FAMILY: Lives in Cornville with his wife, Superior Court Justice Nancy Mills; three daughters.
QUOTE: “Every baby born in Maine begins life owing at least $4,500 to the state. That’s each citizen’s share of $6 billion in retirement benefits owed to teachers and state employees. Maine’s financial structure is tottering because of promises it cannot keep. Until we have funded our binding promises, our budget motto must be, ‘Pay as you go or do without.'”
NAME: Leslie B. “Les” Otten
AGE: 60. Born May 24, 1949.
EDUCATION: Bachelor of science with a major in business administration from Ithaca College 1971.
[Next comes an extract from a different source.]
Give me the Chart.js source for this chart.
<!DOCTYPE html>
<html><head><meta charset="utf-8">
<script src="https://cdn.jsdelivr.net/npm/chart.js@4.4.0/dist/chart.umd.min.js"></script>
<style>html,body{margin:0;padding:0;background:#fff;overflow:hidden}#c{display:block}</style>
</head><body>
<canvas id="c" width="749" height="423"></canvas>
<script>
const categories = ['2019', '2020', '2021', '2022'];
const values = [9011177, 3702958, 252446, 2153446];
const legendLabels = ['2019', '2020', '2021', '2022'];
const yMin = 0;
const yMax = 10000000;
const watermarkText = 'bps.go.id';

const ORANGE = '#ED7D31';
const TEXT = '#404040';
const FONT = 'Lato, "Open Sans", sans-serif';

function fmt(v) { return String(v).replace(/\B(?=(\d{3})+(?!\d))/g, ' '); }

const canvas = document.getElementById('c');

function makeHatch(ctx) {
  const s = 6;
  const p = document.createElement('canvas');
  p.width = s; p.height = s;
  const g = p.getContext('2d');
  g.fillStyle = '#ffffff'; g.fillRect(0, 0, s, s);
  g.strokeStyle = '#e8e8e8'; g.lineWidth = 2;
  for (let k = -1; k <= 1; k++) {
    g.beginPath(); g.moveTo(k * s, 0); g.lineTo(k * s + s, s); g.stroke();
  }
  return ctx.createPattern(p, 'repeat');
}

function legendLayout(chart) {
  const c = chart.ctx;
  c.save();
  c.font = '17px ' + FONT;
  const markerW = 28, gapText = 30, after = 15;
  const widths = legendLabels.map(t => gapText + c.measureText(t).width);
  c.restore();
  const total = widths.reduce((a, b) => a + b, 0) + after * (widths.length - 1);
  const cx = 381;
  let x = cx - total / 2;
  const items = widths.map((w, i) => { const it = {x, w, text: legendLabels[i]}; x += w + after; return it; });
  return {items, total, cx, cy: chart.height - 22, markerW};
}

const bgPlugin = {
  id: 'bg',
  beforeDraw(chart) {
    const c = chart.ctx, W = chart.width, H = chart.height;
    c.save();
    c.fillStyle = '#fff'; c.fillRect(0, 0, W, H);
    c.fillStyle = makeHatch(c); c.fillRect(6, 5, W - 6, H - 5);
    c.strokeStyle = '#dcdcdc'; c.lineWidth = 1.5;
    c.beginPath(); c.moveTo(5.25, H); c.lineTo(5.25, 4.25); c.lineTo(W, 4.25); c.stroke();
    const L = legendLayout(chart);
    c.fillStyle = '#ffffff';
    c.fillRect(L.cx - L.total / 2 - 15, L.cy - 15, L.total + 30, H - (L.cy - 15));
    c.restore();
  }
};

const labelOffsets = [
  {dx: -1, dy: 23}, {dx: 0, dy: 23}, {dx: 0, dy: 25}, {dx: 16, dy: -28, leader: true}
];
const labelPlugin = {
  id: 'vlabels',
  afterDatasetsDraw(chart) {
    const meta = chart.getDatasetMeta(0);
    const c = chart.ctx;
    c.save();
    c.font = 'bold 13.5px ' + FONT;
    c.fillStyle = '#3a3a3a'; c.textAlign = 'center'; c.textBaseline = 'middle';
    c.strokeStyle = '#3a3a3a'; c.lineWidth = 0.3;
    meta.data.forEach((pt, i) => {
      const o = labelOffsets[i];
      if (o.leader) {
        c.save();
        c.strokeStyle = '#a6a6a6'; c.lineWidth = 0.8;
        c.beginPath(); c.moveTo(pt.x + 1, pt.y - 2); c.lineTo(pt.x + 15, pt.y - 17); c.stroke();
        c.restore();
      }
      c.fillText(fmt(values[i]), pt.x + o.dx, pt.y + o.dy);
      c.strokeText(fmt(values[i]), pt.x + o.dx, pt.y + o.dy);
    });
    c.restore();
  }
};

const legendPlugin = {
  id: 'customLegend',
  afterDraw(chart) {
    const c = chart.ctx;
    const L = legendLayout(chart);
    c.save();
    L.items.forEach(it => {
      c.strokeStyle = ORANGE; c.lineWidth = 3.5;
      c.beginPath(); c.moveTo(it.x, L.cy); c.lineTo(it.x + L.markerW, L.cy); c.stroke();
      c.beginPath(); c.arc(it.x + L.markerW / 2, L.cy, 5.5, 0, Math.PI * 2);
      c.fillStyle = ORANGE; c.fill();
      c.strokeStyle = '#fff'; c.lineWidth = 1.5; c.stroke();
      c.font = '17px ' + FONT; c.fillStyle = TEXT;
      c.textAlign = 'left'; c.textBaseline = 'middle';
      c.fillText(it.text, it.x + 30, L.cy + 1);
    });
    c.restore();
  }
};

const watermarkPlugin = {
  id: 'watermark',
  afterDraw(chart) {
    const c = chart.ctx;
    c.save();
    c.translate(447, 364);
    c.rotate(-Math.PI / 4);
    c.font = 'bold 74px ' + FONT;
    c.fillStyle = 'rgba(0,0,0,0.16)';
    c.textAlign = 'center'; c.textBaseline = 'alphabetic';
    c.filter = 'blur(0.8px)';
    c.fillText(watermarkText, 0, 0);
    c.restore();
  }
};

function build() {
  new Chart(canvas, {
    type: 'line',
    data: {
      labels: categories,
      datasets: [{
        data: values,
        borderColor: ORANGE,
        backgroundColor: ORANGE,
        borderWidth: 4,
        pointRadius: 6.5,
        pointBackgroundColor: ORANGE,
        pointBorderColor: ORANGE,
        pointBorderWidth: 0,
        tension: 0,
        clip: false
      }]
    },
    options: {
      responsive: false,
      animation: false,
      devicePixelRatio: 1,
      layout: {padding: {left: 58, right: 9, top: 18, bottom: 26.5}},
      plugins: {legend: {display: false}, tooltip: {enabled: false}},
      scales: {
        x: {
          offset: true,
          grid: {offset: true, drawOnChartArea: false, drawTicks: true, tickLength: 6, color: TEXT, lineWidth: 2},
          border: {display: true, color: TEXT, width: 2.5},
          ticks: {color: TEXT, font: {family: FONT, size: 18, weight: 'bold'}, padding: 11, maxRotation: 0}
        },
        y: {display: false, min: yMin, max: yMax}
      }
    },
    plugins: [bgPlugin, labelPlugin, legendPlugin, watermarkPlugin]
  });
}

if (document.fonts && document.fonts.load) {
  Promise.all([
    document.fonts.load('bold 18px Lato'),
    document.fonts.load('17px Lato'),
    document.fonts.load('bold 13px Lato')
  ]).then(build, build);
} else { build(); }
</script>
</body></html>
CAREER: Principal of Maine Energy Systems, a wood pellet furnace company, as well as an owner and investor in a number of other small businesses including a golf swing simulator manufacturer, land and housing development companies and a restaurant at Sunday River ski resort. From 2002-2007, he was vice chairman and partner of the Boston Red Sox. From 1995 to 2001, he headed American Skiing Co., which owned ski resorts in Maine, New Hampshire, Vermont, Colorado, Utah and California. Before forming American Skiing, he ran Sunday River in Bethel, which he bought in 1980.
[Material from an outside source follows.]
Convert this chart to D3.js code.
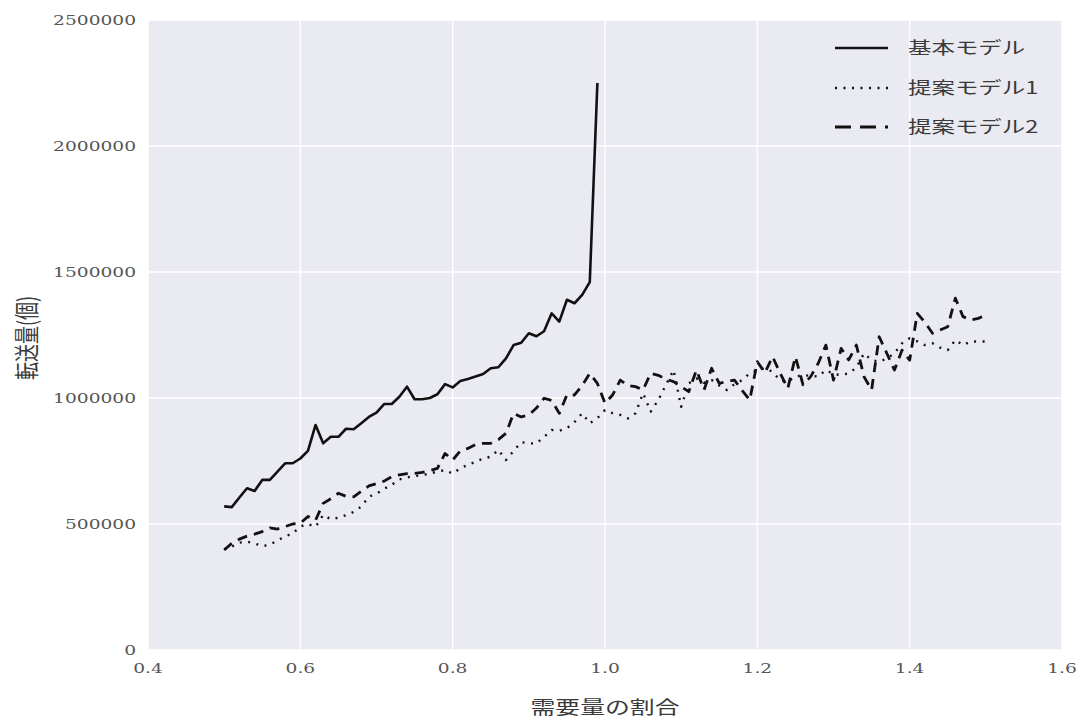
<!DOCTYPE html>
<html><head><meta charset="utf-8">
<script src="https://cdn.jsdelivr.net/npm/d3@7/dist/d3.min.js"></script>
<style>body{margin:0;background:#fff}</style>
</head><body>
<svg id="c" width="1078" height="719"></svg>
<script>
const ratios = [0.50,0.51,0.52,0.53,0.54,0.55,0.56,0.57,0.58,0.59,0.60,0.61,0.62,0.63,0.64,0.65,0.66,0.67,0.68,0.69,0.70,0.71,0.72,0.73,0.74,0.75,0.76,0.77,0.78,0.79,0.80,0.81,0.82,0.83,0.84,0.85,0.86,0.87,0.88,0.89,0.90,0.91,0.92,0.93,0.94,0.95,0.96,0.97,0.98,0.99,1.00,1.01,1.02,1.03,1.04,1.05,1.06,1.07,1.08,1.09,1.10,1.11,1.12,1.13,1.14,1.15,1.16,1.17,1.18,1.19,1.20,1.21,1.22,1.23,1.24,1.25,1.26,1.27,1.28,1.29,1.30,1.31,1.32,1.33,1.34,1.35,1.36,1.37,1.38,1.39,1.40,1.41,1.42,1.43,1.44,1.45,1.46,1.47,1.48,1.49,1.50];

const basicModel = [570000,567000,605000,642000,631000,675000,675000,708000,741000,741000,760000,790000,893000,820000,846000,846000,878000,876000,900000,925000,942000,976000,976000,1005000,1045000,995000,995000,1000000,1015000,1055000,1042000,1067000,1075000,1085000,1095000,1118000,1122000,1157000,1210000,1219000,1257000,1245000,1265000,1336000,1303000,1390000,1376000,1409000,1460000,2250000];

const proposedModel1 = [400000,410000,426000,430000,423000,412000,418000,435000,450000,463000,490000,500000,489000,536000,519000,525000,535000,548000,569000,608000,620000,640000,655000,677000,685000,690000,694000,700000,708000,714000,700000,721000,735000,747000,760000,767000,794000,754000,790000,825000,820000,820000,845000,873000,870000,880000,905000,939000,900000,920000,952000,940000,933000,919000,939000,1019000,946000,992000,1052000,1111000,965000,1058000,1078000,1060000,1071000,1050000,1032000,1055000,1071000,1098000,1110000,1118000,1104000,1070000,1065000,1085000,1091000,1088000,1085000,1111000,1095000,1091000,1098000,1120000,1177000,1151000,1144000,1157000,1177000,1217000,1237000,1225000,1210000,1217000,1200000,1190000,1230000,1210000,1224000,1224000,1224000];

const proposedModel2 = [397000,423000,440000,452000,460000,470000,485000,480000,490000,500000,503000,530000,515000,582000,600000,622000,610000,608000,630000,651000,660000,670000,688000,695000,700000,701000,705000,712000,721000,780000,754000,790000,800000,815000,820000,820000,835000,860000,939000,925000,933000,960000,999000,990000,939000,1012000,1012000,1050000,1098000,1058000,979000,1012000,1071000,1050000,1045000,1032000,1098000,1090000,1075000,1065000,1045000,1025000,1111000,1032000,1118000,1058000,1065000,1071000,1030000,992000,1144000,1100000,1164000,1098000,1038000,1164000,1052000,1085000,1138000,1210000,1071000,1197000,1151000,1210000,1085000,1032000,1243000,1177000,1111000,1190000,1150000,1336000,1300000,1257000,1270000,1283000,1396000,1323000,1310000,1316000,1329000];

const xTicks = [0.4,0.6,0.8,1.0,1.2,1.4,1.6];
const xTickLabels = ["0.4","0.6","0.8","1.0","1.2","1.4","1.6"];
const yTicks = [0,500000,1000000,1500000,2000000,2500000];
const yTickLabels = ["0","500000","1000000","1500000","2000000","2500000"];
const seriesNames = ["基本モデル","提案モデル1","提案モデル2"];
const xLabel = "需要量の割合";
const yLabel = "転送量(個)";

const SX = 1.38; // horizontal stretch of text in the reference
const L = 148, R = 1062, T = 20, B = 650;
const svg = d3.select("#c");
const x = d3.scaleLinear().domain([0.4,1.6]).range([L,R]);
const y = d3.scaleLinear().domain([0,2500000]).range([B,T]);

svg.append("rect").attr("x",L).attr("y",T).attr("width",R-L).attr("height",B-T).attr("fill","#EAEAF2");

const g = svg.append("g");
g.selectAll(".vg").data(xTicks).join("line")
  .attr("x1",d=>x(d)).attr("x2",d=>x(d)).attr("y1",T).attr("y2",B)
  .attr("stroke","#fff").attr("stroke-width",1.4);
g.selectAll(".hg").data(yTicks).join("line")
  .attr("x1",L).attr("x2",R).attr("y1",d=>y(d)).attr("y2",d=>y(d))
  .attr("stroke","#fff").attr("stroke-width",1.4);

const tickFont = "'DejaVu Serif', serif";
const jpFont = "'Noto Sans CJK JP', 'Noto Sans', sans-serif";

svg.selectAll(".xt").data(xTicks).join("text")
  .attr("transform",d=>`translate(${x(d)},${B+23}) scale(${SX},1)`)
  .attr("text-anchor","middle").attr("font-family",tickFont).attr("font-size",13.5)
  .attr("fill","#555").text((d,i)=>xTickLabels[i]);
svg.selectAll(".yt").data(yTicks).join("text")
  .attr("transform",d=>`translate(${L-12},${y(d)+5}) scale(${SX},1)`)
  .attr("text-anchor","end").attr("font-family",tickFont).attr("font-size",13.5)
  .attr("fill","#555").text((d,i)=>yTickLabels[i]);

svg.append("text").attr("transform",`translate(${(L+R)/2},${B+64}) scale(${SX},1)`)
  .attr("text-anchor","middle").attr("font-family",jpFont).attr("font-size",18)
  .attr("fill","#3a3a3a").text(xLabel);
svg.append("text").attr("transform",`translate(36,${(T+B)/2 + 3}) scale(${SX},1) rotate(-90)`)
  .attr("text-anchor","middle").attr("font-family",jpFont).attr("font-size",18)
  .attr("fill","#3a3a3a").text(yLabel);

const styles = [
  {dash:null, w:2.6},
  {dash:"2,6.5", w:2.4},
  {dash:"10,7", w:2.8}
];
const seriesData = [basicModel, proposedModel1, proposedModel2];
const line = d3.line().x(d=>x(d[0])).y(d=>y(d[1]));
seriesData.forEach((vals,i)=>{
  const pts = vals.map((v,j)=>[ratios[j],v]);
  const p = svg.append("path").datum(pts).attr("d",line)
    .attr("fill","none").attr("stroke","#111").attr("stroke-width",styles[i].w)
    .attr("stroke-linejoin","round");
  if(styles[i].dash) p.attr("stroke-dasharray",styles[i].dash);
});

const legY = [48,88,127];
seriesNames.forEach((n,i)=>{
  const l = svg.append("line").attr("x1",835).attr("x2",888).attr("y1",legY[i]).attr("y2",legY[i])
    .attr("stroke","#111").attr("stroke-width",styles[i].w);
  if(styles[i].dash) l.attr("stroke-dasharray",i===2?"16,9":styles[i].dash);
  svg.append("text").attr("transform",`translate(908,${legY[i]+6}) scale(${SX},1)`)
    .attr("font-family",jpFont).attr("font-size",17).attr("fill","#3a3a3a").text(n);
});
</script>
</body></html>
FAMILY: Otten is divorced with three grown children, ages 31, 33 and 34. He lives in Greenwood.
QUOTE: “My top priority as governor will be aimed squarely at creating private-sector jobs.”
NAME: Bruce Poliquin
GE: 56. Born Nov. 1, 1953.
EDUCATION: Graduated from Harvard with a bachelor of arts with a concentration in economics.
CAREER: Since 2006, has been the principal of Dirigo Holdings LLC, which oversees two housing projects in Phippsburg. From 1996 to 2003, he was a private investor in small businesses in Maine. From 1981 until 1996, he worked as a managing partner with New York-based Avatar Investors Associates Corp.
FAMILY: He and his first wife, who was killed in a boating accident in 1991, had a son who is now 19. He lives in Georgetown.
QUOTE: “My vision is to build a new positive attitude toward business development and jobs, while preserving our special quality of life.”